**Directive:**
Write the records below out again exactly as given, with no images.

[Saved entries]
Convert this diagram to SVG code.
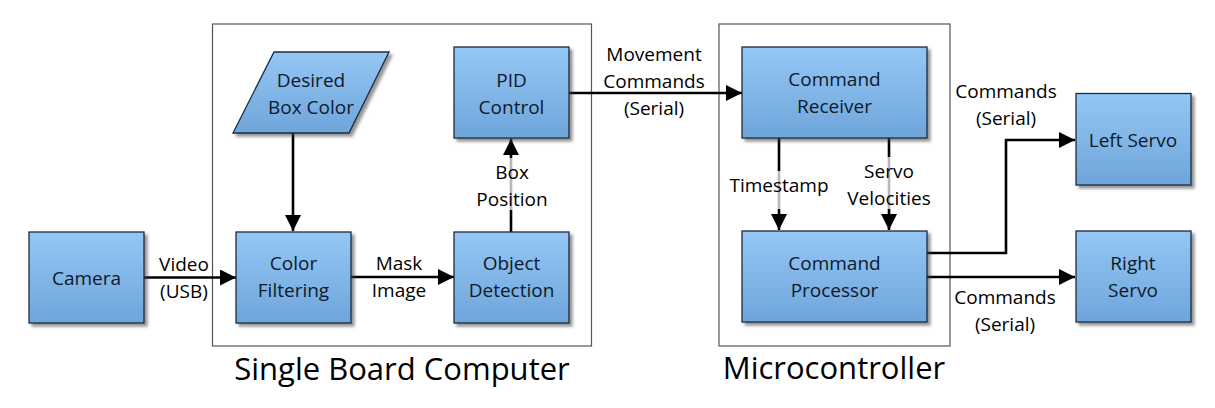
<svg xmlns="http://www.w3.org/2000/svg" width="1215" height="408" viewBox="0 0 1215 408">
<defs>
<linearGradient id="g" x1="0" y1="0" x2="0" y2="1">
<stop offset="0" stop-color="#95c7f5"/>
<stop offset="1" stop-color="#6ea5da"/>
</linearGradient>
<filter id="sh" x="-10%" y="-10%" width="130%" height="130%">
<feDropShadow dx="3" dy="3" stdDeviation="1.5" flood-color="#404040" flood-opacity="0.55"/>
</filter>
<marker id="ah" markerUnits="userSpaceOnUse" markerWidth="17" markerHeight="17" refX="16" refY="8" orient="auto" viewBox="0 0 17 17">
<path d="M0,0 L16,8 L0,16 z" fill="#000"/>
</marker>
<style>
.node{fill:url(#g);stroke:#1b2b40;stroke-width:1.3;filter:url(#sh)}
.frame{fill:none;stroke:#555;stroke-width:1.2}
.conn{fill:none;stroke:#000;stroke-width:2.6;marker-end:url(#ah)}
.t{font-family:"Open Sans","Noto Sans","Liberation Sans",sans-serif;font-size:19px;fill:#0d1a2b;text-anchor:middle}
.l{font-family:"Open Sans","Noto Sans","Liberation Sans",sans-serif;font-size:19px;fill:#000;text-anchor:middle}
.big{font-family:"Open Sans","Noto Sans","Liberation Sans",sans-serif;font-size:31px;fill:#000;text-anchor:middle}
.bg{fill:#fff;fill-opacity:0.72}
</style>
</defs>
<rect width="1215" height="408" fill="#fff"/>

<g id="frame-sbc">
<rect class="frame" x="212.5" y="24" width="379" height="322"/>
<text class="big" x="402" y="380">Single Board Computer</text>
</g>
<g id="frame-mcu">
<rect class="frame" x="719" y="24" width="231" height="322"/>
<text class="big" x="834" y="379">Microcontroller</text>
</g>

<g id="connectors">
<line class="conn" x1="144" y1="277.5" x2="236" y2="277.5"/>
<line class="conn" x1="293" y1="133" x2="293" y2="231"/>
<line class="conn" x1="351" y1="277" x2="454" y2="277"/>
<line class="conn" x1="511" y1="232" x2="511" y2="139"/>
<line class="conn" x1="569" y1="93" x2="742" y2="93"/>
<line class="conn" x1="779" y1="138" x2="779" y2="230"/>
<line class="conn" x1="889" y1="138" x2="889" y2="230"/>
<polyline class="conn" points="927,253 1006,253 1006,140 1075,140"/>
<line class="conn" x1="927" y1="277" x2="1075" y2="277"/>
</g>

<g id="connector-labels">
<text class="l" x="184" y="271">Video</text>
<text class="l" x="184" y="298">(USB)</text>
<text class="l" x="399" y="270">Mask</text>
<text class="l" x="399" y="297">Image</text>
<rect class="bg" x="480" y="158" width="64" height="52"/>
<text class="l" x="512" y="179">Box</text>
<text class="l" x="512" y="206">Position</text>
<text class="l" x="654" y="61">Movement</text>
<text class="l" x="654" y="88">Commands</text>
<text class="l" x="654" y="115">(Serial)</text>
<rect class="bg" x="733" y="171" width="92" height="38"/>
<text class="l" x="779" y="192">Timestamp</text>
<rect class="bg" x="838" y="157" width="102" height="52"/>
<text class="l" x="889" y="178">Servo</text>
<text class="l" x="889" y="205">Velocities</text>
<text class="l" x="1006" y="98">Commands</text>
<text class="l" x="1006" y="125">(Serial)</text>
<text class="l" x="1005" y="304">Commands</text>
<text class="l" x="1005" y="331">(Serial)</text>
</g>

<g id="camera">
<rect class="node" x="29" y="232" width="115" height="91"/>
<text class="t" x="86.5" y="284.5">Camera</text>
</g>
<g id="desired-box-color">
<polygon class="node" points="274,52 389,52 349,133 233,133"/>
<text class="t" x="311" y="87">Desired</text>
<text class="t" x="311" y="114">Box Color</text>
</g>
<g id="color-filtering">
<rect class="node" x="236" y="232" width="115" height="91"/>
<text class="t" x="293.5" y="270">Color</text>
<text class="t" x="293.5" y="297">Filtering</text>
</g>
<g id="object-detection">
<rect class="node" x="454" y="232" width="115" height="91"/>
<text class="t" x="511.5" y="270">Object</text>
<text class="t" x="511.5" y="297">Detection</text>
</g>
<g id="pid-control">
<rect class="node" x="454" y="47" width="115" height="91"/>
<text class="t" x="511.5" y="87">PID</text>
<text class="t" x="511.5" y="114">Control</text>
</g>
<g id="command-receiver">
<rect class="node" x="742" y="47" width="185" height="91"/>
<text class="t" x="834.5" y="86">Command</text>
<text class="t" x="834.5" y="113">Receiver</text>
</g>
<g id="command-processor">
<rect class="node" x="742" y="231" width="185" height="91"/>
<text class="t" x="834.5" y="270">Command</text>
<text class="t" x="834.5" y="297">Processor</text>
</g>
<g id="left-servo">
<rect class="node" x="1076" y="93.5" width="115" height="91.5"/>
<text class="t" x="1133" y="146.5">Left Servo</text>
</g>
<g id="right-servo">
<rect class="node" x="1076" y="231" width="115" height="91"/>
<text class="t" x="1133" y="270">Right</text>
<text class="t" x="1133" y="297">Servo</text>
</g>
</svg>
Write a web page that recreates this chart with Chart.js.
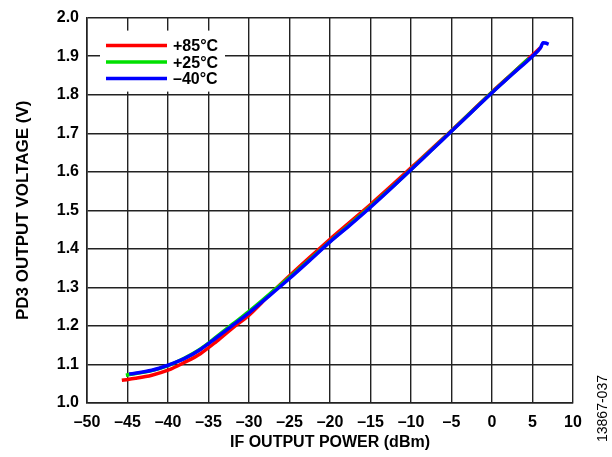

**Correct result:**
Convert this diagram to SVG code.
<svg xmlns="http://www.w3.org/2000/svg" width="1215" height="408" viewBox="0 0 1215 408">
<defs>
<linearGradient id="g" x1="0" y1="0" x2="0" y2="1">
<stop offset="0" stop-color="#95c7f5"/>
<stop offset="1" stop-color="#6ea5da"/>
</linearGradient>
<filter id="sh" x="-10%" y="-10%" width="130%" height="130%">
<feDropShadow dx="3" dy="3" stdDeviation="1.5" flood-color="#404040" flood-opacity="0.55"/>
</filter>
<marker id="ah" markerUnits="userSpaceOnUse" markerWidth="17" markerHeight="17" refX="16" refY="8" orient="auto" viewBox="0 0 17 17">
<path d="M0,0 L16,8 L0,16 z" fill="#000"/>
</marker>
<style>
.node{fill:url(#g);stroke:#1b2b40;stroke-width:1.3;filter:url(#sh)}
.frame{fill:none;stroke:#555;stroke-width:1.2}
.conn{fill:none;stroke:#000;stroke-width:2.6;marker-end:url(#ah)}
.t{font-family:"Open Sans","Noto Sans","Liberation Sans",sans-serif;font-size:19px;fill:#0d1a2b;text-anchor:middle}
.l{font-family:"Open Sans","Noto Sans","Liberation Sans",sans-serif;font-size:19px;fill:#000;text-anchor:middle}
.big{font-family:"Open Sans","Noto Sans","Liberation Sans",sans-serif;font-size:31px;fill:#000;text-anchor:middle}
.bg{fill:#fff;fill-opacity:0.72}
</style>
</defs>
<rect width="1215" height="408" fill="#fff"/>

<g id="frame-sbc">
<rect class="frame" x="212.5" y="24" width="379" height="322"/>
<text class="big" x="402" y="380">Single Board Computer</text>
</g>
<g id="frame-mcu">
<rect class="frame" x="719" y="24" width="231" height="322"/>
<text class="big" x="834" y="379">Microcontroller</text>
</g>

<g id="connectors">
<line class="conn" x1="144" y1="277.5" x2="236" y2="277.5"/>
<line class="conn" x1="293" y1="133" x2="293" y2="231"/>
<line class="conn" x1="351" y1="277" x2="454" y2="277"/>
<line class="conn" x1="511" y1="232" x2="511" y2="139"/>
<line class="conn" x1="569" y1="93" x2="742" y2="93"/>
<line class="conn" x1="779" y1="138" x2="779" y2="230"/>
<line class="conn" x1="889" y1="138" x2="889" y2="230"/>
<polyline class="conn" points="927,253 1006,253 1006,140 1075,140"/>
<line class="conn" x1="927" y1="277" x2="1075" y2="277"/>
</g>

<g id="connector-labels">
<text class="l" x="184" y="271">Video</text>
<text class="l" x="184" y="298">(USB)</text>
<text class="l" x="399" y="270">Mask</text>
<text class="l" x="399" y="297">Image</text>
<rect class="bg" x="480" y="158" width="64" height="52"/>
<text class="l" x="512" y="179">Box</text>
<text class="l" x="512" y="206">Position</text>
<text class="l" x="654" y="61">Movement</text>
<text class="l" x="654" y="88">Commands</text>
<text class="l" x="654" y="115">(Serial)</text>
<rect class="bg" x="733" y="171" width="92" height="38"/>
<text class="l" x="779" y="192">Timestamp</text>
<rect class="bg" x="838" y="157" width="102" height="52"/>
<text class="l" x="889" y="178">Servo</text>
<text class="l" x="889" y="205">Velocities</text>
<text class="l" x="1006" y="98">Commands</text>
<text class="l" x="1006" y="125">(Serial)</text>
<text class="l" x="1005" y="304">Commands</text>
<text class="l" x="1005" y="331">(Serial)</text>
</g>

<g id="camera">
<rect class="node" x="29" y="232" width="115" height="91"/>
<text class="t" x="86.5" y="284.5">Camera</text>
</g>
<g id="desired-box-color">
<polygon class="node" points="274,52 389,52 349,133 233,133"/>
<text class="t" x="311" y="87">Desired</text>
<text class="t" x="311" y="114">Box Color</text>
</g>
<g id="color-filtering">
<rect class="node" x="236" y="232" width="115" height="91"/>
<text class="t" x="293.5" y="270">Color</text>
<text class="t" x="293.5" y="297">Filtering</text>
</g>
<g id="object-detection">
<rect class="node" x="454" y="232" width="115" height="91"/>
<text class="t" x="511.5" y="270">Object</text>
<text class="t" x="511.5" y="297">Detection</text>
</g>
<g id="pid-control">
<rect class="node" x="454" y="47" width="115" height="91"/>
<text class="t" x="511.5" y="87">PID</text>
<text class="t" x="511.5" y="114">Control</text>
</g>
<g id="command-receiver">
<rect class="node" x="742" y="47" width="185" height="91"/>
<text class="t" x="834.5" y="86">Command</text>
<text class="t" x="834.5" y="113">Receiver</text>
</g>
<g id="command-processor">
<rect class="node" x="742" y="231" width="185" height="91"/>
<text class="t" x="834.5" y="270">Command</text>
<text class="t" x="834.5" y="297">Processor</text>
</g>
<g id="left-servo">
<rect class="node" x="1076" y="93.5" width="115" height="91.5"/>
<text class="t" x="1133" y="146.5">Left Servo</text>
</g>
<g id="right-servo">
<rect class="node" x="1076" y="231" width="115" height="91"/>
<text class="t" x="1133" y="270">Right</text>
<text class="t" x="1133" y="297">Servo</text>
</g>
</svg>
Write a web page that recreates this chart with Chart.js.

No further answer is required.